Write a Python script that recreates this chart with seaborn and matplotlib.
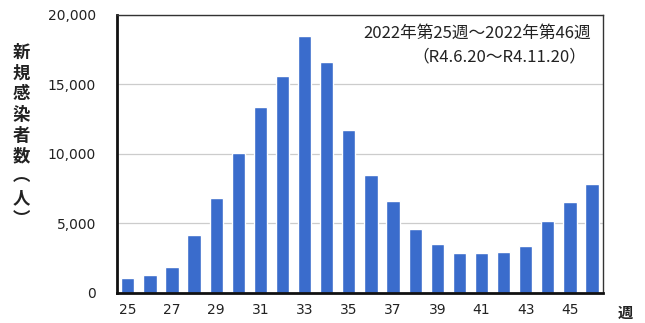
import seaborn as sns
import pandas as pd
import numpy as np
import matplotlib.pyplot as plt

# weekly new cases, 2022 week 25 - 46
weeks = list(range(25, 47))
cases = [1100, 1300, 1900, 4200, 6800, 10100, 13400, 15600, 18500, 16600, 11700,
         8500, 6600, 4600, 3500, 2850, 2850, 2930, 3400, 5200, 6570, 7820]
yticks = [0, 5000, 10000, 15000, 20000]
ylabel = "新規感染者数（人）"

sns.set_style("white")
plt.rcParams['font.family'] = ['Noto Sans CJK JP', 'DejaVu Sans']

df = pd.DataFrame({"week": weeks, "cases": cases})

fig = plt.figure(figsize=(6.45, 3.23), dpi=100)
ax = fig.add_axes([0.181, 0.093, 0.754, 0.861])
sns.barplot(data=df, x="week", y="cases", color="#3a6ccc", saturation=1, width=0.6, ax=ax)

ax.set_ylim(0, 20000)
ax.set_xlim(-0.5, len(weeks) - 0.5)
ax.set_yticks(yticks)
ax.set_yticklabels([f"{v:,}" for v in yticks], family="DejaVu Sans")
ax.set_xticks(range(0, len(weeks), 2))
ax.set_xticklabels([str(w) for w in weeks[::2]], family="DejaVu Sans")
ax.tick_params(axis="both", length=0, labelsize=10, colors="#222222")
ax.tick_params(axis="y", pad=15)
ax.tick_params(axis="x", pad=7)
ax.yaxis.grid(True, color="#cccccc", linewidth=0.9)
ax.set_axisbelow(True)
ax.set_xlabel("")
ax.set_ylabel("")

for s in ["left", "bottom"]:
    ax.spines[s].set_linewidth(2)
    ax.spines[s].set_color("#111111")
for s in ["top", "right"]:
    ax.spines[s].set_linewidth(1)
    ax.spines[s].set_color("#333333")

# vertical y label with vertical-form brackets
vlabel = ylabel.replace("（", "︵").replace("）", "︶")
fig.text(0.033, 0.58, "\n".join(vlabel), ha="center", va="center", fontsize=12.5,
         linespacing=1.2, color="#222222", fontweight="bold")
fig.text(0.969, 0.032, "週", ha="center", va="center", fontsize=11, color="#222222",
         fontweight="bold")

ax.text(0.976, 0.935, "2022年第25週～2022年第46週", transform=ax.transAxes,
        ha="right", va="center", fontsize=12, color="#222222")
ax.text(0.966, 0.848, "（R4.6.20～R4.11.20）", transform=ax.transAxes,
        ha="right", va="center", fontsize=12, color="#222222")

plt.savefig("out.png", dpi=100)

## Task statement
Leave the pictures out and output the rest of the listing exactly.

## Answer to the exercise
Write a Python script that recreates this chart with seaborn and matplotlib.
import seaborn as sns
import pandas as pd
import numpy as np
import matplotlib.pyplot as plt

# weekly new cases, 2022 week 25 - 46
weeks = list(range(25, 47))
cases = [1100, 1300, 1900, 4200, 6800, 10100, 13400, 15600, 18500, 16600, 11700,
         8500, 6600, 4600, 3500, 2850, 2850, 2930, 3400, 5200, 6570, 7820]
yticks = [0, 5000, 10000, 15000, 20000]
ylabel = "新規感染者数（人）"

sns.set_style("white")
plt.rcParams['font.family'] = ['Noto Sans CJK JP', 'DejaVu Sans']

df = pd.DataFrame({"week": weeks, "cases": cases})

fig = plt.figure(figsize=(6.45, 3.23), dpi=100)
ax = fig.add_axes([0.181, 0.093, 0.754, 0.861])
sns.barplot(data=df, x="week", y="cases", color="#3a6ccc", saturation=1, width=0.6, ax=ax)

ax.set_ylim(0, 20000)
ax.set_xlim(-0.5, len(weeks) - 0.5)
ax.set_yticks(yticks)
ax.set_yticklabels([f"{v:,}" for v in yticks], family="DejaVu Sans")
ax.set_xticks(range(0, len(weeks), 2))
ax.set_xticklabels([str(w) for w in weeks[::2]], family="DejaVu Sans")
ax.tick_params(axis="both", length=0, labelsize=10, colors="#222222")
ax.tick_params(axis="y", pad=15)
ax.tick_params(axis="x", pad=7)
ax.yaxis.grid(True, color="#cccccc", linewidth=0.9)
ax.set_axisbelow(True)
ax.set_xlabel("")
ax.set_ylabel("")

for s in ["left", "bottom"]:
    ax.spines[s].set_linewidth(2)
    ax.spines[s].set_color("#111111")
for s in ["top", "right"]:
    ax.spines[s].set_linewidth(1)
    ax.spines[s].set_color("#333333")

# vertical y label with vertical-form brackets
vlabel = ylabel.replace("（", "︵").replace("）", "︶")
fig.text(0.033, 0.58, "\n".join(vlabel), ha="center", va="center", fontsize=12.5,
         linespacing=1.2, color="#222222", fontweight="bold")
fig.text(0.969, 0.032, "週", ha="center", va="center", fontsize=11, color="#222222",
         fontweight="bold")

ax.text(0.976, 0.935, "2022年第25週～2022年第46週", transform=ax.transAxes,
        ha="right", va="center", fontsize=12, color="#222222")
ax.text(0.966, 0.848, "（R4.6.20～R4.11.20）", transform=ax.transAxes,
        ha="right", va="center", fontsize=12, color="#222222")

plt.savefig("out.png", dpi=100)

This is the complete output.